◆ **TASK BRIEF**:
For this exercise, repeat all of the material verbatim apart from its images.

◆ **DATA FOR THIS TASK**:
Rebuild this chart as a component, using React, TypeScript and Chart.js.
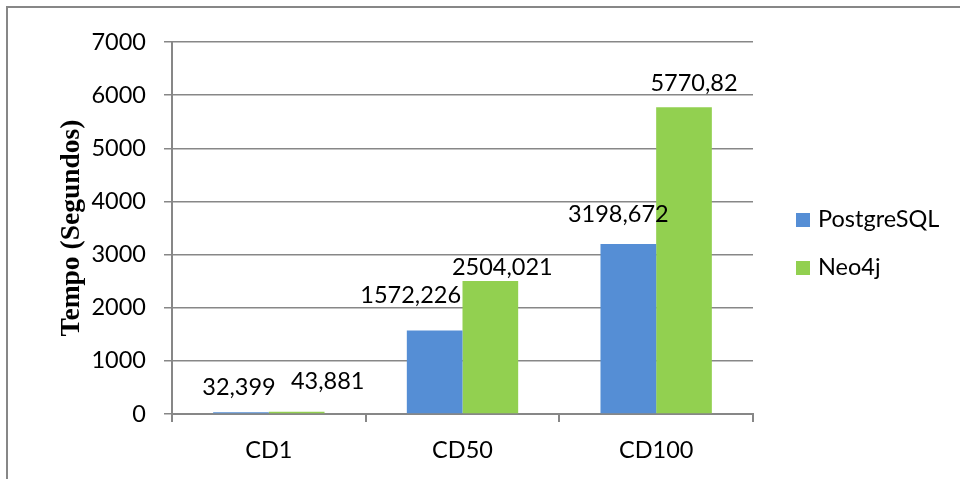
import React, { useEffect, useRef } from "react";
import { Chart, registerables } from "chart.js";

Chart.register(...registerables);

const categories = ["CD1", "CD50", "CD100"];
const seriesNames = ["PostgreSQL", "Neo4j"];
const postgresValues = [32.399, 1572.226, 3198.672];
const neo4jValues = [43.881, 2504.021, 5770.82];
const postgresLabels = ["32,399", "1572,226", "3198,672"];
const neo4jLabels = ["43,881", "2504,021", "5770,82"];
const yTicks = [0, 1000, 2000, 3000, 4000, 5000, 6000, 7000];
const yTitle = "Tempo (Segundos)";

const colors = ["#558ED5", "#92D050"];
// manual nudges of value labels (dx, distance of baseline above bar top)
const labelNudges = [
  [[-2, 17], [-24, 27], [-10, 22]],
  [[31, 23], [12, 6], [10, 16]],
];

const FONT = "Lato, 'Open Sans', sans-serif";
const GRAY = "#878787";

const decorPlugin = {
  id: "decor",
  afterDatasetsDraw(chart: any) {
    const ctx = chart.ctx;
    ctx.save();
    const labelSets = [postgresLabels, neo4jLabels];
    chart.data.datasets.forEach((ds: any, di: number) => {
      const meta = chart.getDatasetMeta(di);
      meta.data.forEach((bar: any, i: number) => {
        const [dx, dy] = labelNudges[di][i];
        ctx.font = `23.5px ${FONT}`;
        ctx.fillStyle = "#000";
        ctx.textAlign = "center";
        ctx.textBaseline = "alphabetic";
        ctx.fillText(labelSets[di][i], bar.x + dx, bar.y - dy);
      });
    });
    const legendX = 796;
    const legendY = [213, 261];
    chart.data.datasets.forEach((ds: any, di: number) => {
      ctx.fillStyle = ds.backgroundColor;
      ctx.fillRect(legendX, legendY[di], 14, 14);
      ctx.fillStyle = "#000";
      ctx.font = `23.5px ${FONT}`;
      ctx.textAlign = "left";
      ctx.textBaseline = "alphabetic";
      ctx.fillText(ds.label, legendX + 22, legendY[di] + 14);
    });
    ctx.strokeStyle = GRAY;
    ctx.lineWidth = 2;
    ctx.beginPath();
    ctx.moveTo(7, 479);
    ctx.lineTo(7, 7);
    ctx.lineTo(960, 7);
    ctx.stroke();
    ctx.restore();
  },
};

export default function App() {
  const ref = useRef<HTMLCanvasElement | null>(null);
  useEffect(() => {
    if (!ref.current) return;
    const chart = new Chart(ref.current, {
      type: "bar",
      data: {
        labels: categories,
        datasets: [
          { label: seriesNames[0], data: postgresValues, backgroundColor: colors[0] },
          { label: seriesNames[1], data: neo4jValues, backgroundColor: colors[1] },
        ],
      },
      options: {
        responsive: false,
        animation: false,
        layout: { padding: { left: 0, top: 42, right: 207, bottom: 0 } },
        plugins: { legend: { display: false }, tooltip: { enabled: false } },
        datasets: { bar: { categoryPercentage: 0.575, barPercentage: 1 } },
        scales: {
          x: {
            grid: { drawOnChartArea: false, drawTicks: true, tickLength: 8, color: GRAY, lineWidth: 2 },
            border: { display: true, color: GRAY, width: 2 },
            ticks: { color: "#000", font: { family: FONT, size: 23.5 }, padding: 14 },
            afterFit: (s: any) => { s.height = 65; },
          },
          y: {
            min: 0,
            max: 7000,
            afterBuildTicks: (s: any) => { s.ticks = yTicks.map((v) => ({ value: v })); },
            grid: { color: GRAY, lineWidth: 1.5, tickLength: 8 },
            border: { display: true, color: GRAY, width: 2 },
            ticks: { color: "#000", font: { family: FONT, size: 23.5 }, padding: 18, callback: (v: any) => String(v) },
            title: {
              display: true,
              text: yTitle,
              color: "#000",
              font: { family: "'Liberation Serif', 'Times New Roman', serif", size: 27.5, weight: "bold" },
              padding: { top: 55, bottom: 0 },
            },
            afterFit: (s: any) => { s.width = 172; },
          },
        },
      },
      plugins: [decorPlugin],
    } as any);
    return () => chart.destroy();
  }, []);
  return (
    <div style={{ position: "absolute", left: 0, top: 0, width: 960, height: 479, background: "#fff" }}>
      <canvas ref={ref} width={960} height={479} style={{ display: "block" }} />
    </div>
  );
}
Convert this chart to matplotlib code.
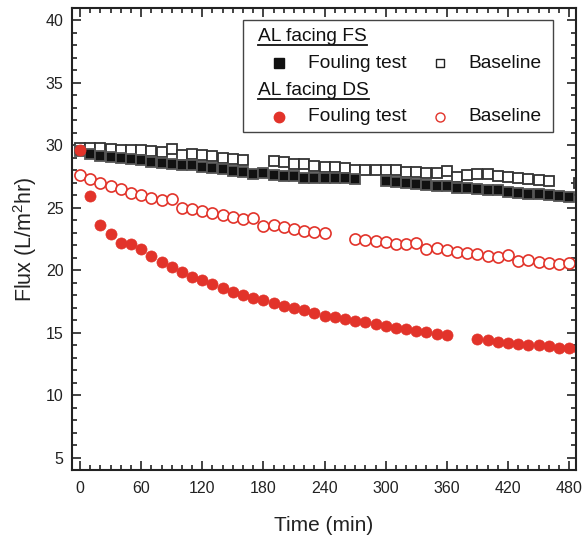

◆ **TASK RESPONSE**:
Rebuild this chart as a component, using React, TypeScript and Chart.js.
import React, { useEffect, useRef } from "react";
import { Chart, registerables } from "chart.js";

Chart.register(...registerables);

const categories = ["CD1", "CD50", "CD100"];
const seriesNames = ["PostgreSQL", "Neo4j"];
const postgresValues = [32.399, 1572.226, 3198.672];
const neo4jValues = [43.881, 2504.021, 5770.82];
const postgresLabels = ["32,399", "1572,226", "3198,672"];
const neo4jLabels = ["43,881", "2504,021", "5770,82"];
const yTicks = [0, 1000, 2000, 3000, 4000, 5000, 6000, 7000];
const yTitle = "Tempo (Segundos)";

const colors = ["#558ED5", "#92D050"];
// manual nudges of value labels (dx, distance of baseline above bar top)
const labelNudges = [
  [[-2, 17], [-24, 27], [-10, 22]],
  [[31, 23], [12, 6], [10, 16]],
];

const FONT = "Lato, 'Open Sans', sans-serif";
const GRAY = "#878787";

const decorPlugin = {
  id: "decor",
  afterDatasetsDraw(chart: any) {
    const ctx = chart.ctx;
    ctx.save();
    const labelSets = [postgresLabels, neo4jLabels];
    chart.data.datasets.forEach((ds: any, di: number) => {
      const meta = chart.getDatasetMeta(di);
      meta.data.forEach((bar: any, i: number) => {
        const [dx, dy] = labelNudges[di][i];
        ctx.font = `23.5px ${FONT}`;
        ctx.fillStyle = "#000";
        ctx.textAlign = "center";
        ctx.textBaseline = "alphabetic";
        ctx.fillText(labelSets[di][i], bar.x + dx, bar.y - dy);
      });
    });
    const legendX = 796;
    const legendY = [213, 261];
    chart.data.datasets.forEach((ds: any, di: number) => {
      ctx.fillStyle = ds.backgroundColor;
      ctx.fillRect(legendX, legendY[di], 14, 14);
      ctx.fillStyle = "#000";
      ctx.font = `23.5px ${FONT}`;
      ctx.textAlign = "left";
      ctx.textBaseline = "alphabetic";
      ctx.fillText(ds.label, legendX + 22, legendY[di] + 14);
    });
    ctx.strokeStyle = GRAY;
    ctx.lineWidth = 2;
    ctx.beginPath();
    ctx.moveTo(7, 479);
    ctx.lineTo(7, 7);
    ctx.lineTo(960, 7);
    ctx.stroke();
    ctx.restore();
  },
};

export default function App() {
  const ref = useRef<HTMLCanvasElement | null>(null);
  useEffect(() => {
    if (!ref.current) return;
    const chart = new Chart(ref.current, {
      type: "bar",
      data: {
        labels: categories,
        datasets: [
          { label: seriesNames[0], data: postgresValues, backgroundColor: colors[0] },
          { label: seriesNames[1], data: neo4jValues, backgroundColor: colors[1] },
        ],
      },
      options: {
        responsive: false,
        animation: false,
        layout: { padding: { left: 0, top: 42, right: 207, bottom: 0 } },
        plugins: { legend: { display: false }, tooltip: { enabled: false } },
        datasets: { bar: { categoryPercentage: 0.575, barPercentage: 1 } },
        scales: {
          x: {
            grid: { drawOnChartArea: false, drawTicks: true, tickLength: 8, color: GRAY, lineWidth: 2 },
            border: { display: true, color: GRAY, width: 2 },
            ticks: { color: "#000", font: { family: FONT, size: 23.5 }, padding: 14 },
            afterFit: (s: any) => { s.height = 65; },
          },
          y: {
            min: 0,
            max: 7000,
            afterBuildTicks: (s: any) => { s.ticks = yTicks.map((v) => ({ value: v })); },
            grid: { color: GRAY, lineWidth: 1.5, tickLength: 8 },
            border: { display: true, color: GRAY, width: 2 },
            ticks: { color: "#000", font: { family: FONT, size: 23.5 }, padding: 18, callback: (v: any) => String(v) },
            title: {
              display: true,
              text: yTitle,
              color: "#000",
              font: { family: "'Liberation Serif', 'Times New Roman', serif", size: 27.5, weight: "bold" },
              padding: { top: 55, bottom: 0 },
            },
            afterFit: (s: any) => { s.width = 172; },
          },
        },
      },
      plugins: [decorPlugin],
    } as any);
    return () => chart.destroy();
  }, []);
  return (
    <div style={{ position: "absolute", left: 0, top: 0, width: 960, height: 479, background: "#fff" }}>
      <canvas ref={ref} width={960} height={479} style={{ display: "block" }} />
    </div>
  );
}
Convert this chart to matplotlib code.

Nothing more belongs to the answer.